Task prompt ▸ Retype the records below from their first line through the line holding "(0,0) rectangle (877,322);", including both ends and no pictures.

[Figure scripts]
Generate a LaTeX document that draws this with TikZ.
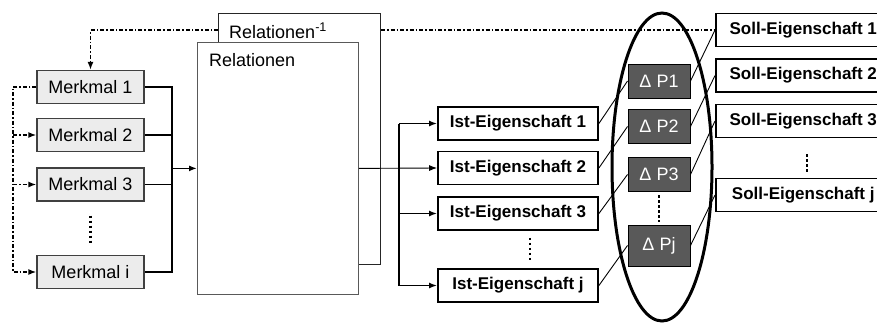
\documentclass[tikz,border=0pt]{standalone}
\usepackage{fontspec}
\setmainfont{Liberation Sans}
\usetikzlibrary{arrows.meta}

\begin{document}
\begin{tikzpicture}[
  x=1pt,y=-1pt,
  font=\fontsize{18}{21}\selectfont,
  >={Latex[length=8pt,width=6pt]},
  box/.style={rectangle,draw,inner sep=0pt,minimum height=33pt},
  mm/.style={box,fill=gray!15,draw=black!75,line width=1.2pt,minimum width=107pt},
  ist/.style={box,line width=1.8pt,minimum width=160pt,font=\fontsize{17}{20}\selectfont\bfseries},
  soll/.style={box,anchor=west,line width=1.5pt,minimum width=175pt,font=\fontsize{17}{20}\selectfont\bfseries},
  dp/.style={box,fill=black!65,draw=black,line width=1pt,minimum width=62pt,minimum height=34pt,text=white},
  relbox/.style={rectangle,draw,fill=white,anchor=north west,inner sep=0pt},
  lbl/.style={anchor=base west,inner sep=0pt},
  wire/.style={line width=1.8pt},
  bus/.style={line width=2.5pt},
  diag/.style={line width=0.9pt},
  fb/.style={line width=1.6pt,dash pattern=on 4pt off 2pt on 1.5pt off 2pt},
  vdots/.style={line width=2.5pt,dash pattern=on 2.5pt off 2.5pt},
  ring/.style={line width=3pt}
]
\useasboundingbox (0,0) rectangle (877,322);

\node[mm] (m1) at (90.5,87)    {Merkmal 1};
\node[mm] (m2) at (90.5,135)   {Merkmal 2};
\node[mm] (m3) at (90.5,184.5) {Merkmal 3};
\node[mm] (mi) at (90.5,272)   {Merkmal i};

\node[relbox,line width=1pt,draw=black!85,minimum width=162pt,minimum height=251pt] (relinv) at (218,13) {};
\node[lbl] (relinvlbl) at (229,38) {Relationen\textsuperscript{-1}};
\node[relbox,line width=0.8pt,draw=black!65,minimum width=161pt,minimum height=252pt] (rel) at (197,42) {};
\node[lbl] (rellbl) at (209,66) {Relationen};

\node[ist] (ist1) at (518,123.5) {Ist-Eigenschaft 1};
\node[ist] (ist2) at (518,168)   {Ist-Eigenschaft 2};
\node[ist] (ist3) at (518,213.5) {Ist-Eigenschaft 3};
\node[ist] (istj) at (518,285.5) {Ist-Eigenschaft j};

\node[dp] (dp1) at (659,81)    {Δ P1};
\node[dp] (dp2) at (659,126.5) {Δ P2};
\node[dp] (dp3) at (659,174.5) {Δ P3};
\node[dp,minimum height=41pt] (dpj) at (659,245.5) {Δ Pj};

\node[soll] (soll1) at (715,30)    {Soll-Eigenschaft 1};
\node[soll] (soll2) at (715,75.5)  {Soll-Eigenschaft 2};
\node[soll] (soll3) at (715,121)   {Soll-Eigenschaft 3};
\node[soll] (sollj) at (715,195)   {Soll-Eigenschaft j};

% merkmale -> relationen
\coordinate (sum) at (172,168);
\draw[wire] (m1.east) -| (mi.east -| sum) -- (mi.east);
\draw[wire] (m2.east) -- (m2.east -| sum);
\draw[wire] (m3.east) -- (m3.east -| sum);
\draw[wire,->] (rel.west -| sum) -- (rel.west);

% feedback loops
\coordinate (back) at (13,0);
\draw[fb,->] (m1.west) -- (m1.west -| back) |- (mi.west);
\draw[fb,->] (m2.west -| back) -- (m2.west);
\draw[fb,->] (m3.west -| back) -- (m3.west);
\draw[fb,->] (relinv.west |- soll1.west) -| (m1.north);
\draw[fb] (relinv.east |- soll1.west) -- (soll1.west);

% relationen -> ist
\coordinate (fan) at (399,0);
\draw[diag,->] (rel.east) -- (ist2.west);
\draw[bus] (ist1.west -| fan) -- (istj.west -| fan);
\foreach \i in {ist1,ist3,istj}
  \draw[wire,->] (\i.west -| fan) -- (\i.west);

\foreach \a/\b in {ist1/dp1,ist2/dp2,ist3/dp3,istj/dpj,dp1/soll1,dp2/soll2,dp3/soll3,dpj/sollj}
  \draw[diag] (\a.east) -- (\b.west);

\draw[ring] (662,167) ellipse [x radius=50pt,y radius=154pt];

\draw[vdots] ([yshift=-14pt]m3.south) -- ([yshift=12pt]mi.north);
\draw[vdots] ([xshift=12pt,yshift=-7pt]ist3.south) -- ([xshift=12pt,yshift=6pt]istj.north);
\draw[vdots] ([yshift=-3pt]dp3.south) -- ([yshift=3pt]dpj.north);
\draw[vdots] ([xshift=3.5pt,yshift=-16pt]soll3.south) -- ([xshift=3.5pt,yshift=6pt]sollj.north);
\end{tikzpicture}
\end{document}
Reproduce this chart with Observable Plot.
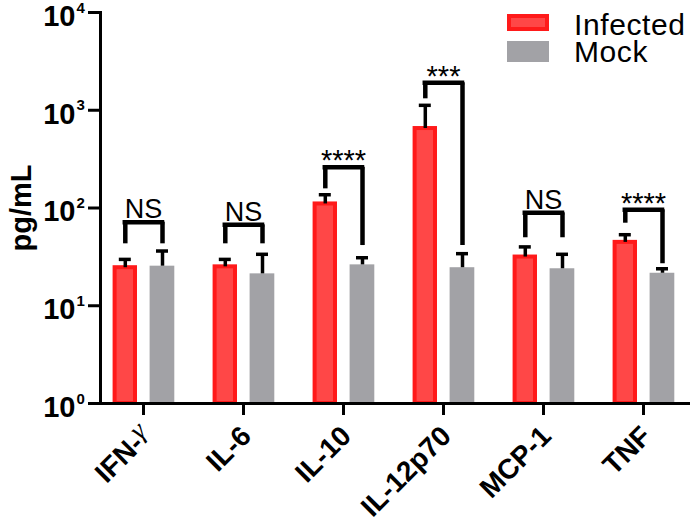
<!DOCTYPE html>
<html>
<head>
<meta charset="utf-8">
<script src="https://cdn.jsdelivr.net/npm/d3@7"></script>
<script src="https://cdn.jsdelivr.net/npm/@observablehq/plot@0.6"></script>
<style>
  html, body { margin: 0; padding: 0; background: #fff; }
  #wrap { position: relative; width: 690px; height: 526px; font-family: "Liberation Sans", Arial, sans-serif; }
  .sw { position: absolute; box-sizing: border-box; }
  .lt { position: absolute; font-size: 30px; line-height: 26.7px; letter-spacing: 0.6px; color: #000; white-space: nowrap; }
</style>
</head>
<body>
<div id="wrap">
  <div id="chart"></div>
  <div class="sw" style="left:507px;top:14px;width:42px;height:17px;background:#ff4747;border:4px solid #ff1a1a;"></div>
  <div class="sw" style="left:507px;top:41px;width:42px;height:21px;background:#a2a2a6;"></div>
  <div class="lt" style="left:574px;top:12px;">Infected<br>Mock</div>
</div>
<script>
const categories = ["IFN-γ", "IL-6", "IL-10", "IL-12p70", "MCP-1", "TNF"];
const infected    = [24.5, 25, 110, 650, 31.5, 44.5];
const infectedErr = [29.8, 29.8, 136.7, 1123, 40, 53.3];   // top of upper error bar
const mock        = [25.4, 21.2, 26.2, 24.5, 23.9, 21.5];
const mockErr     = [36.3, 33.6, 31, 34.1, 33.6, 23.9];
const sigLabels   = ["NS", "NS", "****", "***", "NS", "****"];
const bracketTop      = [71.6, 67.3, 261, 1910, 89.3, 95.9];
const bracketLeftEnd  = [43, 43, 157, 1309, 49.6, 69.9];
const bracketRightEnd = [43, 43, 41.3, 41.3, 49.6, 26.9];
const yTicks = [1, 10, 100, 1000, 10000];

const rows = categories.map((c, i) => ({
  cat: c, inf: infected[i], infErr: infectedErr[i], mock: mock[i], mockErr: mockErr[i],
  sig: sigLabels[i], top: bracketTop[i], lEnd: bracketLeftEnd[i], rEnd: bracketRightEnd[i]
}));

const RED_FILL = "#ff4747", RED_STROKE = "#ff1a1a", GRAY = "#a2a2a6";

const chart = Plot.plot({
  width: 690,
  height: 526,
  marginLeft: 100,
  marginRight: 0,
  marginTop: 12,
  marginBottom: 123,
  style: { fontFamily: "Liberation Sans, Arial, sans-serif", color: "#000", background: "#fff" },
  x: { domain: categories, range: [92.7, 692.7], padding: 0, label: null },
  y: { type: "log", domain: [1, 10000], label: null },
  marks: [
    // bars
    Plot.barY(rows, { x: "cat", y1: 1, y2: "inf", fill: RED_FILL, stroke: RED_STROKE, strokeWidth: 4, insetLeft: 21.6, insetRight: 58 }),
    Plot.barY(rows, { x: "cat", y1: 1, y2: "mock", fill: GRAY, insetLeft: 56.6, insetRight: 18.7 }),
    // error bars
    Plot.ruleX(rows, { x: "cat", y1: "inf", y2: "infErr", dx: -18.2, strokeWidth: 3.5 }),
    Plot.tickY(rows, { x: "cat", y: "infErr", insetLeft: 25.8, insetRight: 62.2, strokeWidth: 3.5 }),
    Plot.ruleX(rows, { x: "cat", y1: "mock", y2: "mockErr", dx: 19, strokeWidth: 3.5 }),
    Plot.tickY(rows, { x: "cat", y: "mockErr", insetLeft: 63, insetRight: 25, strokeWidth: 3.5 }),
    // significance brackets
    Plot.ruleX(rows, { x: "cat", y1: "lEnd", y2: "top", dx: -18.2, strokeWidth: 4.5 }),
    Plot.ruleX(rows, { x: "cat", y1: "rEnd", y2: "top", dx: 19, strokeWidth: 4.5 }),
    Plot.tickY(rows, { x: "cat", y: "top", insetLeft: 31.8, insetRight: 31, strokeWidth: 4.5, strokeLinecap: "square" }),
    Plot.text(rows.filter(d => d.sig === "NS"), { x: "cat", y: "top", text: "sig", lineAnchor: "bottom", dy: -4, fontSize: 27, fontWeight: "normal" }),
    Plot.text(rows.filter(d => d.sig !== "NS"), { x: "cat", y: "top", text: "sig", lineAnchor: "bottom", dy: 3, fontSize: 29, fontWeight: "normal" }),
    // y axis: ticks and 10^n labels
    Plot.axisY({ ticks: yTicks, tickSize: 12, strokeWidth: 3, tickFormat: () => "", label: null }),
    Plot.text(yTicks, { y: d => d, text: () => "10", frameAnchor: "left", dx: -25, dy: 4, textAnchor: "end", lineAnchor: "middle", fontSize: 29, fontWeight: "bold" }),
    Plot.text(yTicks, { y: d => d, text: d => String(Math.round(Math.log10(d))), frameAnchor: "left", dx: -24, dy: 0, textAnchor: "start", lineAnchor: "bottom", fontSize: 15, fontWeight: "bold" }),
    // x axis: ticks, then rotated labels
    Plot.axisX({ tickSize: 12, strokeWidth: 3, tickFormat: () => "", label: null }),
    Plot.axisX({ tickSize: 0, tickPadding: 28, tickRotate: -45, dx: 3, fontSize: 28, fontWeight: "bold", label: null }),
    Plot.text(["pg/mL"], { text: d => d, frameAnchor: "left", dx: -79, rotate: -90, textAnchor: "middle", lineAnchor: "middle", fontSize: 29, fontWeight: "bold" }),
    Plot.ruleY([1], { strokeWidth: 3 }),
    Plot.frame({ anchor: "left", strokeWidth: 3 })
  ]
});

document.getElementById("chart").appendChild(chart);

// render the gamma in IFN-γ as a serif italic glyph, as in the reference
chart.querySelectorAll("text").forEach(t => {
  if (t.textContent === "IFN-γ") {
    t.textContent = "IFN-";
    const ts = document.createElementNS("http://www.w3.org/2000/svg", "tspan");
    ts.setAttribute("font-family", "Liberation Serif, serif");
    ts.setAttribute("font-style", "italic");
    ts.setAttribute("font-weight", "normal");
    ts.setAttribute("dy", "-0.25em");
    ts.textContent = "γ";
    t.appendChild(ts);
  }
});
</script>
</body>
</html>
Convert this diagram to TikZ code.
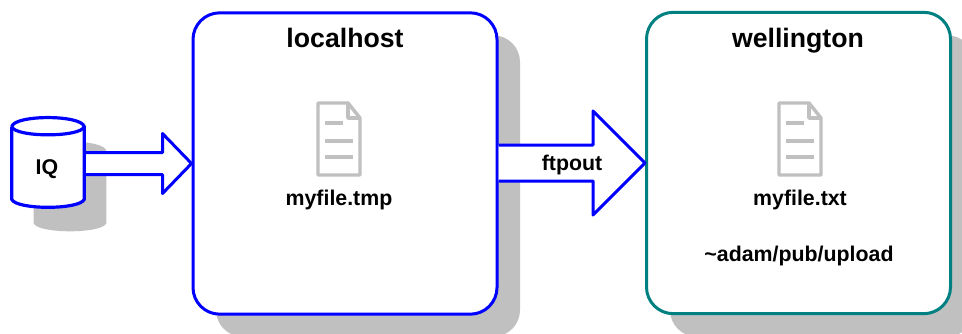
\documentclass[tikz,border=0pt]{standalone}
\usepackage{fontspec}
\setmainfont{Liberation Sans}
\usetikzlibrary{calc}
\definecolor{shadowgray}{HTML}{C0C0C0}
\definecolor{hostteal}{HTML}{008080}
\tikzset{
  hostbox/.style={rectangle, rounded corners=20pt, line width=2.25pt, fill=white, minimum width=228pt, minimum height=226pt, inner sep=0pt},
  hostshadow/.style={rectangle, rounded corners=20pt, fill=shadowgray, minimum width=228pt, minimum height=226pt, inner sep=0pt},
  title/.style={font=\bfseries\fontsize{20}{24}\selectfont, inner sep=0pt, anchor=base},
  label/.style={font=\bfseries\fontsize{16}{19}\selectfont, inner sep=0pt, anchor=base},
  blockarrow/.style={draw=blue, fill=white, line width=2.25pt, line join=round},
  drumend/.style={rectangle, minimum width=54pt, minimum height=67pt, inner sep=0pt},
  docicon/.pic={
    \draw[shadowgray, line width=2.6pt, line join=round] (-21,-36) -- (9,-36) -- (21,-21) -- (21,36) -- (-21,36) -- cycle;
    \draw[shadowgray, line width=2.6pt, line join=round] (9,-36) -- (9,-21) -- (21,-21);
    \draw[shadowgray, line width=2.6pt] (-14,-16) -- (4,-16);
    \draw[shadowgray, line width=2.6pt] (-14,2) -- (14,2);
    \draw[shadowgray, line width=2.6pt] (-14,18) -- (14,18);
  }
}
\newcommand{\blockarrow}[5]{% from, to, half shaft, half head, head length
  \draw[blockarrow] (#1.east |- #2.west) ++(0,-#3) -- ($(#2.west)+(-#5,-#3)$) -- ($(#2.west)+(-#5,-#4)$) -- (#2.west)
    -- ($(#2.west)+(-#5,#4)$) -- ($(#2.west)+(-#5,#3)$) -- ($(#1.east |- #2.west)+(0,#3)$);
}
\newcommand{\drumpath}[1]{%
  (#1.north west) ++(0,9) -- ($(#1.south west)+(0,-8)$)
  .. controls ($(#1.south west)+(5,2.5)$) and ($(#1.south east)+(-5,2.5)$) .. ($(#1.south east)+(0,-8)$)
  -- ($(#1.north east)+(0,9)$)
  .. controls ($(#1.north east)+(-3,-3)$) and ($(#1.north west)+(3,-3)$) .. ($(#1.north west)+(0,9)$)
}
\begin{document}
\begin{tikzpicture}[x=.75pt,y=-.75pt]
\useasboundingbox (0,0) rectangle (962,333);
% shadows
\begin{scope}
\clip (0,0) rectangle (962,333);
\node[hostshadow] (localshadow) at (368,186){};
\node[hostshadow] (wellshadow) at (822,186){};
\node[drumend] (iqshadow) at (70,186.5){};
\fill[shadowgray] \drumpath{iqshadow};
\end{scope}
% hosts
\node[hostbox, draw=blue] (localhost) at (345,163.5){};
\node[hostbox, draw=hostteal] (wellington) at (798.5,163){};
\node[title] (localtitle) at (345,47){localhost};
\node[title] (welltitle) at (798,47){wellington};
% files
\pic at (339,139) {docicon};
\pic at (800,139) {docicon};
\node[label] (tmpfile) at (339,205){myfile.tmp};
\node[label] (txtfile) at (800,205){myfile.txt};
\node[label] (uploaddir) at (799,261){\textasciitilde adam/pub/upload};
% queue
\node[drumend] (iq) at (48,162.5){};
% arrows
\blockarrow{iq}{localhost}{11}{30}{29}
\blockarrow{localhost}{wellington}{18}{52}{52}
\node[label] (ftplabel) at (572,170){ftpout};
\draw[blue, line width=2.4pt, fill=white, line join=round] \drumpath{iq};
\draw[blue, line width=2.4pt] ($(iq.north west)+(0,9)$) .. controls ($(iq.north west)+(3,20)$) and ($(iq.north east)+(-3,20)$) .. ($(iq.north east)+(0,9)$);
\node[label] (iqlabel) at (47,174){IQ};
\end{tikzpicture}
\end{document}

The output ▸
Generate a LaTeX document that draws this with TikZ.
\documentclass[tikz,border=0pt]{standalone}
\usepackage{fontspec}
\setmainfont{Liberation Sans}
\usetikzlibrary{arrows.meta}

\begin{document}
\begin{tikzpicture}[
  x=1pt,y=-1pt,
  font=\fontsize{18}{21}\selectfont,
  >={Latex[length=8pt,width=6pt]},
  box/.style={rectangle,draw,inner sep=0pt,minimum height=33pt},
  mm/.style={box,fill=gray!15,draw=black!75,line width=1.2pt,minimum width=107pt},
  ist/.style={box,line width=1.8pt,minimum width=160pt,font=\fontsize{17}{20}\selectfont\bfseries},
  soll/.style={box,anchor=west,line width=1.5pt,minimum width=175pt,font=\fontsize{17}{20}\selectfont\bfseries},
  dp/.style={box,fill=black!65,draw=black,line width=1pt,minimum width=62pt,minimum height=34pt,text=white},
  relbox/.style={rectangle,draw,fill=white,anchor=north west,inner sep=0pt},
  lbl/.style={anchor=base west,inner sep=0pt},
  wire/.style={line width=1.8pt},
  bus/.style={line width=2.5pt},
  diag/.style={line width=0.9pt},
  fb/.style={line width=1.6pt,dash pattern=on 4pt off 2pt on 1.5pt off 2pt},
  vdots/.style={line width=2.5pt,dash pattern=on 2.5pt off 2.5pt},
  ring/.style={line width=3pt}
]
\useasboundingbox (0,0) rectangle (877,322);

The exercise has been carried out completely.